Trump signals support for 15-week abortion ban
Former president Donald Trump has now indicated that he would support a 15-week federal abortion ban after months of avoiding giving a clear-cut position on the issue.
“The number of weeks now, people are agreeing on 15, and I’m thinking in terms of that, and it’ll come out to something that’s very reasonable,” Mr Trump said in an interview with WABC on Tuesday.
“But people are really — even hard-liners are agreeing — seems to be 15 weeks, seems to be a number that people are agreeing at.”
“You have to have exceptions” for rape, incest, and life of the mother, he added.
However, he stopped short of making that a policy, saying he would announce a specific time frame “at the appropriate time”.

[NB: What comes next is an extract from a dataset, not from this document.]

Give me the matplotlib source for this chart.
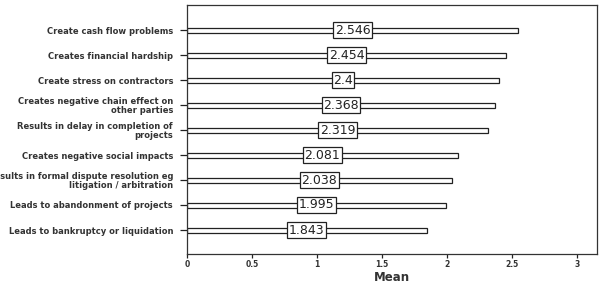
import matplotlib
matplotlib.use("Agg")
import matplotlib.pyplot as plt

categories = [
    "Create cash flow problems",
    "Creates financial hardship",
    "Create stress on contractors",
    "Creates negative chain effect on\nother parties",
    "Results in delay in completion of\nprojects",
    "Creates negative social impacts",
    "Results in formal dispute resolution eg\nlitigation / arbitration",
    "Leads to abandonment of projects",
    "Leads to bankruptcy or liquidation",
]
means = [2.546, 2.454, 2.4, 2.368, 2.319, 2.081, 2.038, 1.995, 1.843]
value_labels = ["2.546", "2.454", "2.4", "2.368", "2.319", "2.081", "2.038", "1.995", "1.843"]
xticks = [0, 0.5, 1, 1.5, 2, 2.5, 3]
xticklabels = ["0", "0.5", "1", "1.5", "2", "2.5", "3"]

plt.rcParams['font.family'] = ['DejaVu Sans']

fig = plt.figure(figsize=(6.02, 2.84), dpi=100)
ax = fig.add_axes([187/602, 30/284, 410/602, 249/284])

n = len(categories)
ypos = [n - 1 - i for i in range(n)]
ax.barh(ypos, means, height=0.2, color='white', edgecolor='#222222', linewidth=0.9)

for y, v, s in zip(ypos, means, value_labels):
    ax.text(v / 2, y, s, ha='center', va='center', fontsize=9, color='#222222',
            bbox=dict(boxstyle='square,pad=0.12', facecolor='white', edgecolor='#222222', linewidth=0.9))

ax.set_xlim(0, 3.154)
ax.set_ylim(-0.96, 9)
ax.set_yticks(ypos)
ax.set_yticklabels(categories, fontsize=6, color='#333333', fontweight='bold', linespacing=0.95)
ax.set_xticks(xticks)
ax.set_xticklabels(xticklabels, fontsize=5.5, color='#333333', fontweight='bold')
ax.tick_params(axis='y', length=5, width=0.9, pad=5, color='#222222')
ax.tick_params(axis='x', length=3, width=0.9, pad=1.5, color='#222222')
ax.set_xlabel("Mean", fontsize=8.5, fontweight='bold', color='#333333', va='center')
ax.xaxis.set_label_coords(0.5, -0.094)
for sp in ax.spines.values():
    sp.set_linewidth(0.9)
    sp.set_color('#333333')

fig.savefig("out.png", dpi=100)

Despite discussing a federal ban, Mr Trump then appeared to contradict himself by saying: “The issue of abortion, we brought it back to the states.”
“And everybody agrees, you’ve heard this for years, all the legal scholars on both sides agree, it’s a state issue. It shouldn’t be a federal issue, it’s a state issue,” he said.
In Tuesday’s interview, Mr Trump also falsely claimed that Democrats are “okay with abortions in the ninth month”.
In 2022, the Supreme Court overturned Roe v Wade— with three Mr Trump-appointed justices supporting that decision.
Throughout the primaries, as Mr Trump’s rivals voiced their support for a specific time limit on abortions, the former president was reluctant to take a firm stance.
In February, The New York Times reported that the former president had quietly expressed support for a 16-week ban — with exceptions in the cases of rape or incest, or to save the life of the mother.
However, he told his advisers he wanted to keep his opinions private until the end of the Republican presidential primary, the paper reported.
The 16-week number is said to have appealed to Mr Trump because it was an even number, a staffer recalled him saying. “It’s even. It’s four months,” Mr Trump allegedly said.
Mr Trump’s position comes in sharp contrast with his 2024 rival President Joe Biden’s campaign, which has made the issue of abortion rights a central focus. At his State of the Union address earlier in March, Mr Biden vowed to restore abortion protections and bashed the Supreme Court’s reversal of Roe v Wade.
“With all due respect, justices, women are not without ... electoral or political power,” he said.